**** Task data ****
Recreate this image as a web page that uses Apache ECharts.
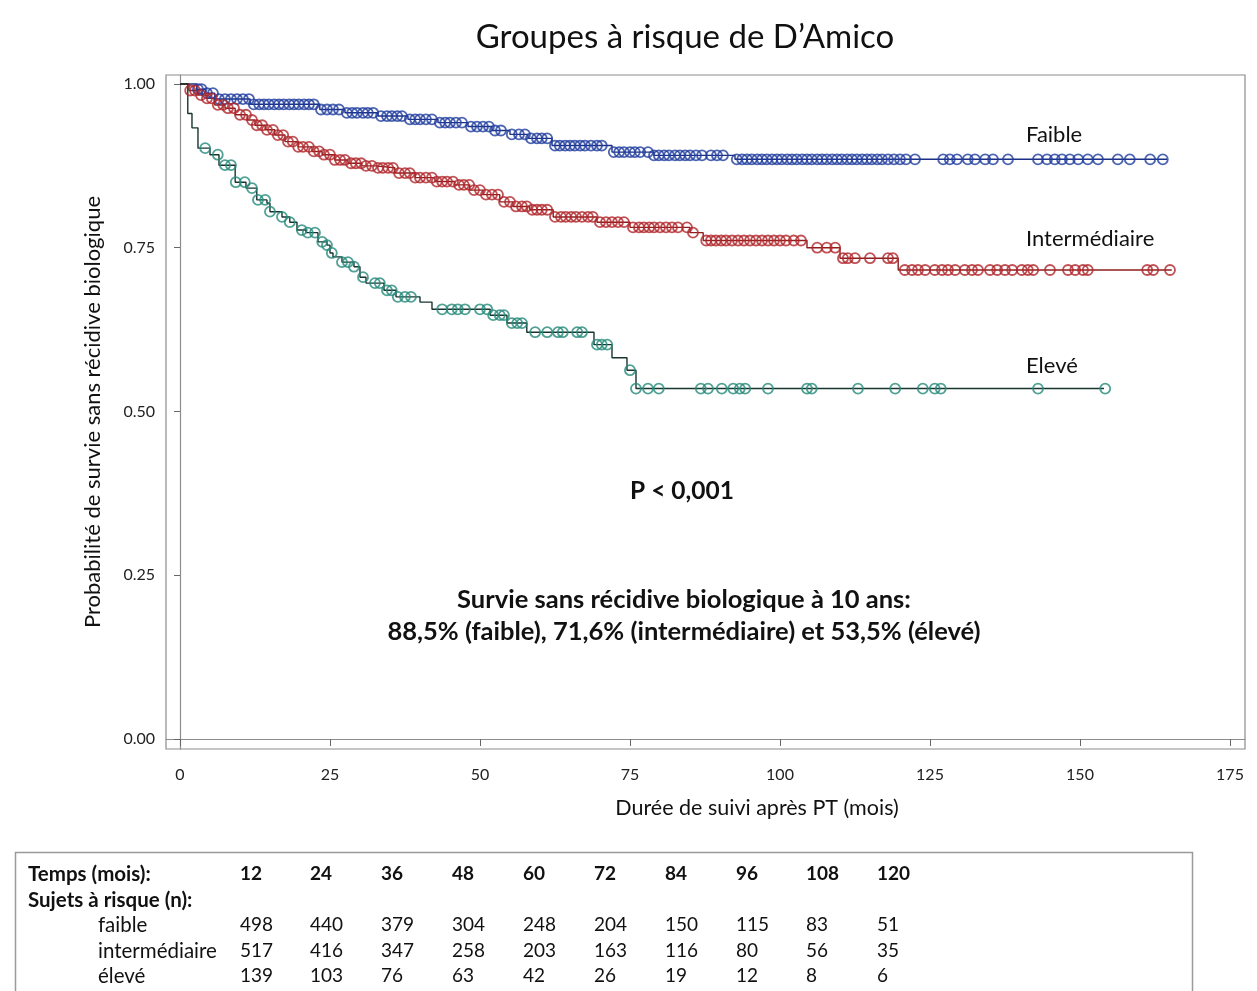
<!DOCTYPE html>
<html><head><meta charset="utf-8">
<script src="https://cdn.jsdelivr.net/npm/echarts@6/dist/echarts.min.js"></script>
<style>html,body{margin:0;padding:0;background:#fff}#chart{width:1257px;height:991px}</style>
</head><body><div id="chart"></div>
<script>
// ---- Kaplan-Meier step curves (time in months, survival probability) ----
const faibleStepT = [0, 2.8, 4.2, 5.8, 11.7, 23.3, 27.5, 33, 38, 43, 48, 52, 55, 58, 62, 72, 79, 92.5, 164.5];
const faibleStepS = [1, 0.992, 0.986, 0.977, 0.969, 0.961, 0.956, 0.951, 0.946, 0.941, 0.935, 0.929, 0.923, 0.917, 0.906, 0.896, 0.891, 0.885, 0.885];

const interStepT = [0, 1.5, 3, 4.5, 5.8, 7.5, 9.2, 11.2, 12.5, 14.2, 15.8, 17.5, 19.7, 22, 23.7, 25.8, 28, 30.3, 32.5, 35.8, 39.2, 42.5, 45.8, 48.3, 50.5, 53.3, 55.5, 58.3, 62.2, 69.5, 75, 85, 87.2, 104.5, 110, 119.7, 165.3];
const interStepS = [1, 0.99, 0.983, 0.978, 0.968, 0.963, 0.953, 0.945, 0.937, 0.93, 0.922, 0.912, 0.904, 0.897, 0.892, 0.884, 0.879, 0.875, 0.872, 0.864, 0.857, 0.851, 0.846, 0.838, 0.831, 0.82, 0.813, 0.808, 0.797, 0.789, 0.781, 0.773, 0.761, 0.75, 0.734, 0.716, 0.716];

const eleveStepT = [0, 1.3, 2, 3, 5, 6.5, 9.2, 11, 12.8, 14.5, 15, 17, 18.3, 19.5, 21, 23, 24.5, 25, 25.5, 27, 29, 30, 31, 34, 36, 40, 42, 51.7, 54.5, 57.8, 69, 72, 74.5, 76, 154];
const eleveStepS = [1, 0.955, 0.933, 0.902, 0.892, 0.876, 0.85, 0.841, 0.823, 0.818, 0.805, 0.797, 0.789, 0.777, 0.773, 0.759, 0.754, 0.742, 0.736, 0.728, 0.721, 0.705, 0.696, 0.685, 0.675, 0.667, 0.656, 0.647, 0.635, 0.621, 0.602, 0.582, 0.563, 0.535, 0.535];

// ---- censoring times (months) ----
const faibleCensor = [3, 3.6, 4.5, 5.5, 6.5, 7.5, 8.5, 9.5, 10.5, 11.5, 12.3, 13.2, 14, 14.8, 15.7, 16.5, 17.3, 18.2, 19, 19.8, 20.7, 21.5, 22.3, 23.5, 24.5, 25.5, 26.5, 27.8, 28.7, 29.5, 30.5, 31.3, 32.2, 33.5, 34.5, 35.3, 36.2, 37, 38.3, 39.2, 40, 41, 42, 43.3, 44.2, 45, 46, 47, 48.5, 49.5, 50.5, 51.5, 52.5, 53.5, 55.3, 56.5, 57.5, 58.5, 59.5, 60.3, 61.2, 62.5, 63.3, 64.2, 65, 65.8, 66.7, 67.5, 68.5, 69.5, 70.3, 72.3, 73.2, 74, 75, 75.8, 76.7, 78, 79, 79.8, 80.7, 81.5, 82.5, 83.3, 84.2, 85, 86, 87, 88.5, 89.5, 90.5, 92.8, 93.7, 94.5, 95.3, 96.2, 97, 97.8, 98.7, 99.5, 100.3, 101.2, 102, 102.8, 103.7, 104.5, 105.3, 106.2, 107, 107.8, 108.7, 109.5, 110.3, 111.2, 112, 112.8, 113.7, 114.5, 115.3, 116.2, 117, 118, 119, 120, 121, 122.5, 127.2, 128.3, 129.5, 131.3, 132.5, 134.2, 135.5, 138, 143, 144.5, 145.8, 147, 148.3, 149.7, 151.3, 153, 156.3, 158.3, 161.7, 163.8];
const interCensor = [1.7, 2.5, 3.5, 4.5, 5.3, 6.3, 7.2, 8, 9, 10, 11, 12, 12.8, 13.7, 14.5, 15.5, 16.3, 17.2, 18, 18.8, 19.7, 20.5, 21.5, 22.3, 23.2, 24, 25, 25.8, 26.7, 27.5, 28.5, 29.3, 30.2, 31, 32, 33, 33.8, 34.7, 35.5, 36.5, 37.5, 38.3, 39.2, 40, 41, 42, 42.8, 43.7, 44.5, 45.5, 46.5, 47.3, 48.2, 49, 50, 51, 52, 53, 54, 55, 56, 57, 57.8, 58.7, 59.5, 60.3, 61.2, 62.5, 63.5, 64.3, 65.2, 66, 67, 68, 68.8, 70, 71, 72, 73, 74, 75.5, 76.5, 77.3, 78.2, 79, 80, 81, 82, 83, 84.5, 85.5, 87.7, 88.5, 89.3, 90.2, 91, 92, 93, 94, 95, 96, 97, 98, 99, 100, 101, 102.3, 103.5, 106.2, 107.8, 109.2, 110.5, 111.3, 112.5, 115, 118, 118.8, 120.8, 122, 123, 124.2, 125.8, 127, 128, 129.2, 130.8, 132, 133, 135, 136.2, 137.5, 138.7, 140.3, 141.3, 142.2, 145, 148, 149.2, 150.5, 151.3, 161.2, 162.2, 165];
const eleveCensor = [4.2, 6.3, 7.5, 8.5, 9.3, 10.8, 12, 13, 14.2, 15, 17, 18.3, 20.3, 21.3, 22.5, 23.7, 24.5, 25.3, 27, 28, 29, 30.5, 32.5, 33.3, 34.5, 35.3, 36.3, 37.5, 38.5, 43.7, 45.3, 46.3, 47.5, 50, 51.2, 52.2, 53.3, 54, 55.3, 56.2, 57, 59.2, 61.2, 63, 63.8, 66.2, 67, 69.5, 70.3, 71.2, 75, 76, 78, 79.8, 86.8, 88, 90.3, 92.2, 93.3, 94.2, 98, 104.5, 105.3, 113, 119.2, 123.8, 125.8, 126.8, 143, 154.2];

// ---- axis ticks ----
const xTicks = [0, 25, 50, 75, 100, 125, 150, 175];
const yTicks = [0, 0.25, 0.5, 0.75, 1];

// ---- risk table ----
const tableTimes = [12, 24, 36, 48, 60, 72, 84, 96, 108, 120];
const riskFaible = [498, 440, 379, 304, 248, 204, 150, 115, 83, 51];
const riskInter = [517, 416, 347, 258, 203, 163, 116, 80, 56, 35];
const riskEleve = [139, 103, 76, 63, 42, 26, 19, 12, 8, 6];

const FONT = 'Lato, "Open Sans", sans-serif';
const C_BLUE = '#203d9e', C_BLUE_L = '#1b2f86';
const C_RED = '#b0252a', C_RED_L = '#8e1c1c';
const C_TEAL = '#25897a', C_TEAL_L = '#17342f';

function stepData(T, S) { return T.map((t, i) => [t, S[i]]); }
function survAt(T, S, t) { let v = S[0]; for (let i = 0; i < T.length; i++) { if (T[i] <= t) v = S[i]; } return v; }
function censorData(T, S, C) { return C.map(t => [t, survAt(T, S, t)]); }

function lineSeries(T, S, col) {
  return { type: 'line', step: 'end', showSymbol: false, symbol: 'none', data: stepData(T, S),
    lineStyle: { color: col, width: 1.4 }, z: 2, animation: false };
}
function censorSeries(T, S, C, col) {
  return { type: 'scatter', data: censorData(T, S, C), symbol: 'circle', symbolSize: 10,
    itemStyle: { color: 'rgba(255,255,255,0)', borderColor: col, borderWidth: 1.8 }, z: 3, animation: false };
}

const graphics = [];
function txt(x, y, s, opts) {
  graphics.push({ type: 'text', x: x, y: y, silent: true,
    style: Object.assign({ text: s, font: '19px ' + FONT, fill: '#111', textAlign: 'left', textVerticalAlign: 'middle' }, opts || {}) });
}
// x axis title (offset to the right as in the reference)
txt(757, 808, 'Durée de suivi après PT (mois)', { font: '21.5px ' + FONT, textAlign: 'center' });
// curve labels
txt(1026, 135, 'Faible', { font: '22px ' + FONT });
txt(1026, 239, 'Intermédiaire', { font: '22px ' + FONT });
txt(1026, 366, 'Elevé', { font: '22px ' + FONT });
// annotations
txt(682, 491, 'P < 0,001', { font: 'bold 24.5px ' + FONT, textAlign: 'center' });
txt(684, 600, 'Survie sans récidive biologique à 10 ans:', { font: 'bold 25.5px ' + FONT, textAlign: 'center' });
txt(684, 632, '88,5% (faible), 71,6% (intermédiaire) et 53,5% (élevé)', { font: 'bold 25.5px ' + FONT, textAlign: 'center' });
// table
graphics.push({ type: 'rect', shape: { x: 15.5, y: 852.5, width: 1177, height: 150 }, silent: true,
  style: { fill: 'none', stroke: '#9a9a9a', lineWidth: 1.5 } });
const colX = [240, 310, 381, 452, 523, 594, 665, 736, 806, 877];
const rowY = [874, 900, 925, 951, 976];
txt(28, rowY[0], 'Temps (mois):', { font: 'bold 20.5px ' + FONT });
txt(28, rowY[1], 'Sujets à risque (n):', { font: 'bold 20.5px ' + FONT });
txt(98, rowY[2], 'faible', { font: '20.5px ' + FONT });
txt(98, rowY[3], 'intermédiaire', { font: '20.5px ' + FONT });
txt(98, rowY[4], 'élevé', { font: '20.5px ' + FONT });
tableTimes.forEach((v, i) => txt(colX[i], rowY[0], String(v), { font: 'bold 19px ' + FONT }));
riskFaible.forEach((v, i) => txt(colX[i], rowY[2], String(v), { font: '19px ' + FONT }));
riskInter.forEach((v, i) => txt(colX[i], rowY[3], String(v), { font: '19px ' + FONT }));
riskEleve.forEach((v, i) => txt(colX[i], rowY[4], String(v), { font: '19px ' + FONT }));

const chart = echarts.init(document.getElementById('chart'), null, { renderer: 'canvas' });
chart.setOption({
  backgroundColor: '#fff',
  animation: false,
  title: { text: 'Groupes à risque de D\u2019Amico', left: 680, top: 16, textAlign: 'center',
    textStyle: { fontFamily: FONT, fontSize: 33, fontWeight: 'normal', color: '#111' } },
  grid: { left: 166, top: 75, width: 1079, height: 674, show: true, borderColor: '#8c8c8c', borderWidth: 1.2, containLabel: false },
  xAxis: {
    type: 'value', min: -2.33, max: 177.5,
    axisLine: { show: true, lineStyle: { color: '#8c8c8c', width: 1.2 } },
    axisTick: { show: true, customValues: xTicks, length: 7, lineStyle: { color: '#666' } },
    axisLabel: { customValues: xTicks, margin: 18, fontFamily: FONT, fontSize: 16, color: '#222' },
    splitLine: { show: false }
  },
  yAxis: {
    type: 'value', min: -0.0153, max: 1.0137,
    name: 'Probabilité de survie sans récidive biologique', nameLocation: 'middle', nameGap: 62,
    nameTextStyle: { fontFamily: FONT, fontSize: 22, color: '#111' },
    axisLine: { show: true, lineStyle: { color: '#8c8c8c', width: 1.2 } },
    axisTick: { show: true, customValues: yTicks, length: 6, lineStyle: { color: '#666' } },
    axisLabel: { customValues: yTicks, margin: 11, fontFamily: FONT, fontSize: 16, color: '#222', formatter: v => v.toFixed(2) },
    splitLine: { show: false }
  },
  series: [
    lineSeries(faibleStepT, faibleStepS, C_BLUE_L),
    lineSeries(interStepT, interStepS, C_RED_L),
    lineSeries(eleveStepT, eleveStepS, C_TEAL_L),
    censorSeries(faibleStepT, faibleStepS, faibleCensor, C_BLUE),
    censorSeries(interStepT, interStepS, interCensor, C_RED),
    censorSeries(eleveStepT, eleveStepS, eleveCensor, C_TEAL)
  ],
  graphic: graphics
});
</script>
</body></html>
****
**** Task data ****
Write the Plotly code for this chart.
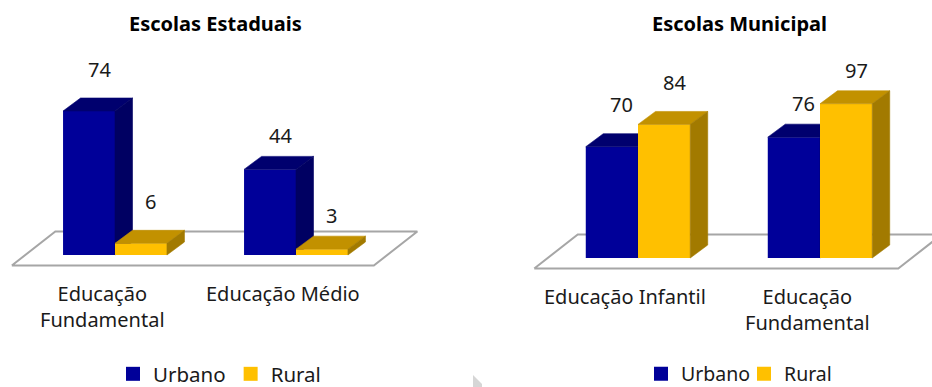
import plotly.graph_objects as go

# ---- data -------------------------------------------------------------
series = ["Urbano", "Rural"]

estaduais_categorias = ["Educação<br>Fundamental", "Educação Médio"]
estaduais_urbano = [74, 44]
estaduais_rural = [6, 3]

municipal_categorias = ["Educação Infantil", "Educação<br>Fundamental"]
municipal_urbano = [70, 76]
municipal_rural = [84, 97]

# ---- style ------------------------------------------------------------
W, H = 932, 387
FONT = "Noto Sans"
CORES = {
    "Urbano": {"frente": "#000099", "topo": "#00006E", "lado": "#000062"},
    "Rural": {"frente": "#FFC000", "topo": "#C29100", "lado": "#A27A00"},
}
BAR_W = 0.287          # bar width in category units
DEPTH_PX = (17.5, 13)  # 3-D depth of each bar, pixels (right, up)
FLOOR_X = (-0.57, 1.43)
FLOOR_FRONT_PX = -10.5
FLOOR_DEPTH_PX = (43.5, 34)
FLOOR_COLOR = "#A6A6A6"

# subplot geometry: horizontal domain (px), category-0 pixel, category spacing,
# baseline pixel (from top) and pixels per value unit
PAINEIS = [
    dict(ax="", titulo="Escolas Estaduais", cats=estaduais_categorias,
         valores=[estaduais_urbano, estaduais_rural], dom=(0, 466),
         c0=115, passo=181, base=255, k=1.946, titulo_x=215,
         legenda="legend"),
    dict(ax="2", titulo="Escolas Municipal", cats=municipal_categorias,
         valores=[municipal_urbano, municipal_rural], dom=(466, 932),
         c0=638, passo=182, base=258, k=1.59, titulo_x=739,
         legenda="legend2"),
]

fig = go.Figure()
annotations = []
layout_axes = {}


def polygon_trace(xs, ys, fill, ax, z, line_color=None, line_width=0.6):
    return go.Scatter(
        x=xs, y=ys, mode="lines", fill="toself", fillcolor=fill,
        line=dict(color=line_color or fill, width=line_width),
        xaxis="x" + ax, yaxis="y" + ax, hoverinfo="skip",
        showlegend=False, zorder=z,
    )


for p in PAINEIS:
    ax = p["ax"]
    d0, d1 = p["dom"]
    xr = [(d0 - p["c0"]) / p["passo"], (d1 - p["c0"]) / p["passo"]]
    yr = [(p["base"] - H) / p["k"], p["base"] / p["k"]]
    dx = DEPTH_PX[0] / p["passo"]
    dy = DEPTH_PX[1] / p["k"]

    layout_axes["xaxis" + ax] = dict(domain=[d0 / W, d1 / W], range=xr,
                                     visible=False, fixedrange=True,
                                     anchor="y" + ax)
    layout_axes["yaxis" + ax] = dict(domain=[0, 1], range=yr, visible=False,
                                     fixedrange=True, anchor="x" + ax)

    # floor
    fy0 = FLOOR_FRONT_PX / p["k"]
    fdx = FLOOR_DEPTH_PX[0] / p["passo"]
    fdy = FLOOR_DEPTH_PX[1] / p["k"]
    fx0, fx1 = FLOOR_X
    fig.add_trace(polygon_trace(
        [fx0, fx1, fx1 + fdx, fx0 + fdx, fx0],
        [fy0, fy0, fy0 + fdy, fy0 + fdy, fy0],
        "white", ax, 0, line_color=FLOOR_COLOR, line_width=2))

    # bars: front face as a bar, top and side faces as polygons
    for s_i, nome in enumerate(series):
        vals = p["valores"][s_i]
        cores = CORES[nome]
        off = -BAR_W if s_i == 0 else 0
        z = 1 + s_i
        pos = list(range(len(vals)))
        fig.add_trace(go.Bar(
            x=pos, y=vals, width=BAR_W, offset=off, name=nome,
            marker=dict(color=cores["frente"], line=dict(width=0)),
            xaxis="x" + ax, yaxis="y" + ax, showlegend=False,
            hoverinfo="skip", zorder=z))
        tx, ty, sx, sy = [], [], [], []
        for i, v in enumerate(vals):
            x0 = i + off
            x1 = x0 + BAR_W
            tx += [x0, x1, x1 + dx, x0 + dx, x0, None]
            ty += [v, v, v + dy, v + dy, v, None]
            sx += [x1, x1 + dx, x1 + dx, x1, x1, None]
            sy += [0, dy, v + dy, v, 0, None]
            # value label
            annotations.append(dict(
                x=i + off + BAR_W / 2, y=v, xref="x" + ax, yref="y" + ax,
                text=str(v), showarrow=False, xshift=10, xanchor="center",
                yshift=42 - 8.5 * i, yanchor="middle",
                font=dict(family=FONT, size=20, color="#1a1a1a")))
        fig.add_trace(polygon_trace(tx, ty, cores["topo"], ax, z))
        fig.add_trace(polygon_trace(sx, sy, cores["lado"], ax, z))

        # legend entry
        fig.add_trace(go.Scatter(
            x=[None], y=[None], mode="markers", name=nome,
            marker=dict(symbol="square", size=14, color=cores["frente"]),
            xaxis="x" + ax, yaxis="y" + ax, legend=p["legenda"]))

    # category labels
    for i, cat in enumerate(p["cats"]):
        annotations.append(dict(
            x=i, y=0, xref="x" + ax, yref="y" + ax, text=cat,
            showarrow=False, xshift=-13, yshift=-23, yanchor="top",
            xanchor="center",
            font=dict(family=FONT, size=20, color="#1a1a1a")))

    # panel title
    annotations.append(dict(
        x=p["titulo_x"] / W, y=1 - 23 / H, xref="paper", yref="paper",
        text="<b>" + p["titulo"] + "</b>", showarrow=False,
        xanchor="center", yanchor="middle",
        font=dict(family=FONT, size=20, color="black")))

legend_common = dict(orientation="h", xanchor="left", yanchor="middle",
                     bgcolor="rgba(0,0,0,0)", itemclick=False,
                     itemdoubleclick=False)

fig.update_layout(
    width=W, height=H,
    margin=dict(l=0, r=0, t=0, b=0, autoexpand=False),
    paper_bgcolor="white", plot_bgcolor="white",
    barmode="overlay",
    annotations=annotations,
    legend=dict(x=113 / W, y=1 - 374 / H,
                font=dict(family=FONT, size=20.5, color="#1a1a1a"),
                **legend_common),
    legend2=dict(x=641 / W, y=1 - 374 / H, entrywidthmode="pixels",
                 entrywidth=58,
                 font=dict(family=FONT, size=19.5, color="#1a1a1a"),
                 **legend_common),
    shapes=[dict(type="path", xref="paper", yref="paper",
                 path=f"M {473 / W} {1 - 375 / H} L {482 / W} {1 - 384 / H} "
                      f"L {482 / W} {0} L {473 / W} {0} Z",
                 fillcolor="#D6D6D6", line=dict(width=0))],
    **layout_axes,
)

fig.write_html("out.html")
****
Problem: Quote word for word only the lines above from the one containing "Write the Plotly code for this chart." through the one containing "municipal_rural = [84, 97]". Pictures stay out of your copy.

Task response:
Write the Plotly code for this chart.
import plotly.graph_objects as go

# ---- data -------------------------------------------------------------
series = ["Urbano", "Rural"]

estaduais_categorias = ["Educação<br>Fundamental", "Educação Médio"]
estaduais_urbano = [74, 44]
estaduais_rural = [6, 3]

municipal_categorias = ["Educação Infantil", "Educação<br>Fundamental"]
municipal_urbano = [70, 76]
municipal_rural = [84, 97]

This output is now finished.